During the week of March 6 to March 12, Oregon reported that 3.1% of influenza tests were positive, compared with 2.5% the week of Feb. 27 to March 5, 1.6% the week of Feb. 20 to Feb. 26, and .6% the week of Feb. 6 to Feb. 12. During the same week of the 2020-2021 season, a scant .1% of flu tests were positive. The vast majority of flu cases have been influenza A.
Cieslak emphasizes that it’s still not too late to get a flu vaccine, and getting it now, as indoor and outdoor gatherings become more common, can help reverse the surge. Getting vaccinated can also reduce the severity of flu illness even if you get infected.
Anyone ages 6 months and older should get the flu vaccine, particularly young children, older adults and those who have chronic conditions such as cardiovascular disease or metabolic diseases such as diabetes. In addition, pregnant women should get vaccinated since children younger than 6 months can’t get the flu vaccine. When a pregnant woman gets the vaccine, it means she not only avoids serious complications during pregnancy, but she also transmits, through the placenta, precious flu antibodies for her unborn child.
Flu vaccine will not protect against COVID-19. That’s why it’s important to get the flu vaccine and the COVID-19 vaccine, both of which are available from health care providers, local health departments and many pharmacies in Oregon.

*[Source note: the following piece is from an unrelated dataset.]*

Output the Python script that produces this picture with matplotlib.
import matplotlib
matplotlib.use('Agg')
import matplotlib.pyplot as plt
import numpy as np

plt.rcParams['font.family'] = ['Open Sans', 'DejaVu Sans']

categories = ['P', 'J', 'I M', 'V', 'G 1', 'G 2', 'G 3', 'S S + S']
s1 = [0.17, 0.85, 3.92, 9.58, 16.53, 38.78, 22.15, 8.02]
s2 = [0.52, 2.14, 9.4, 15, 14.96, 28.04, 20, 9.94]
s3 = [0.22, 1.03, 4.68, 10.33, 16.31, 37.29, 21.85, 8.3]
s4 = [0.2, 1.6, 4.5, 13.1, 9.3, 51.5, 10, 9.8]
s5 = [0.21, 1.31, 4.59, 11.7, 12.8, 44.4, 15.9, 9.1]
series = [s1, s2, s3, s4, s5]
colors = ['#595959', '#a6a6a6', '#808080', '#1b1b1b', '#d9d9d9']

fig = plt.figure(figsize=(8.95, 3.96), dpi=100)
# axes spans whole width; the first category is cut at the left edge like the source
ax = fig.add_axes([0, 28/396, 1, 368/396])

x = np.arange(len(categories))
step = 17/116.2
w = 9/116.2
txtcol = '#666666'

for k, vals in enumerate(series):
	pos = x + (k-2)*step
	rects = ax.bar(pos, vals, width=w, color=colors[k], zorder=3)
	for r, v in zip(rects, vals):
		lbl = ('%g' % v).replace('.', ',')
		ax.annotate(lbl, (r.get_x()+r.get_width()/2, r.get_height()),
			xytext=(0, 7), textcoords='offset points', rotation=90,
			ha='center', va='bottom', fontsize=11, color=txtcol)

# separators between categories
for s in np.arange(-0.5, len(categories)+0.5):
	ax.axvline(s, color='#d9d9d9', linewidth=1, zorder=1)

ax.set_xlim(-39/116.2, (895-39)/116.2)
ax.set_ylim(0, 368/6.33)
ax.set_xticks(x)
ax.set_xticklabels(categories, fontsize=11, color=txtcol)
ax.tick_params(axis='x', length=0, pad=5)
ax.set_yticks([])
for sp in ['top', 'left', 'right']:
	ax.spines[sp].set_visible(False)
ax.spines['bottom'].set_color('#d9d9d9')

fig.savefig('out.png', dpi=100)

The flu vaccine is free or low cost with most health insurance plans. To find flu vaccine clinic, visit www.flu.oregon.gov and use OHA’s flu vaccine locator tool.
Getting vaccinated is the best way to prevent the flu. Additional ways Oregonians can help prevent the spread of flu include:
- Staying home from work or school when you are sick and limit contact with others.
- Covering your nose and mouth with a tissue when you cough or sneeze.
- Washing hands frequently with soap and water; use an alcohol-based hand rub if soap and water are not available.
- Avoiding touching your eyes, nose and mouth.
- Cleaning and disinfecting surfaces and objects that may have flu germs on them.
- Avoiding getting coughed and sneezed on.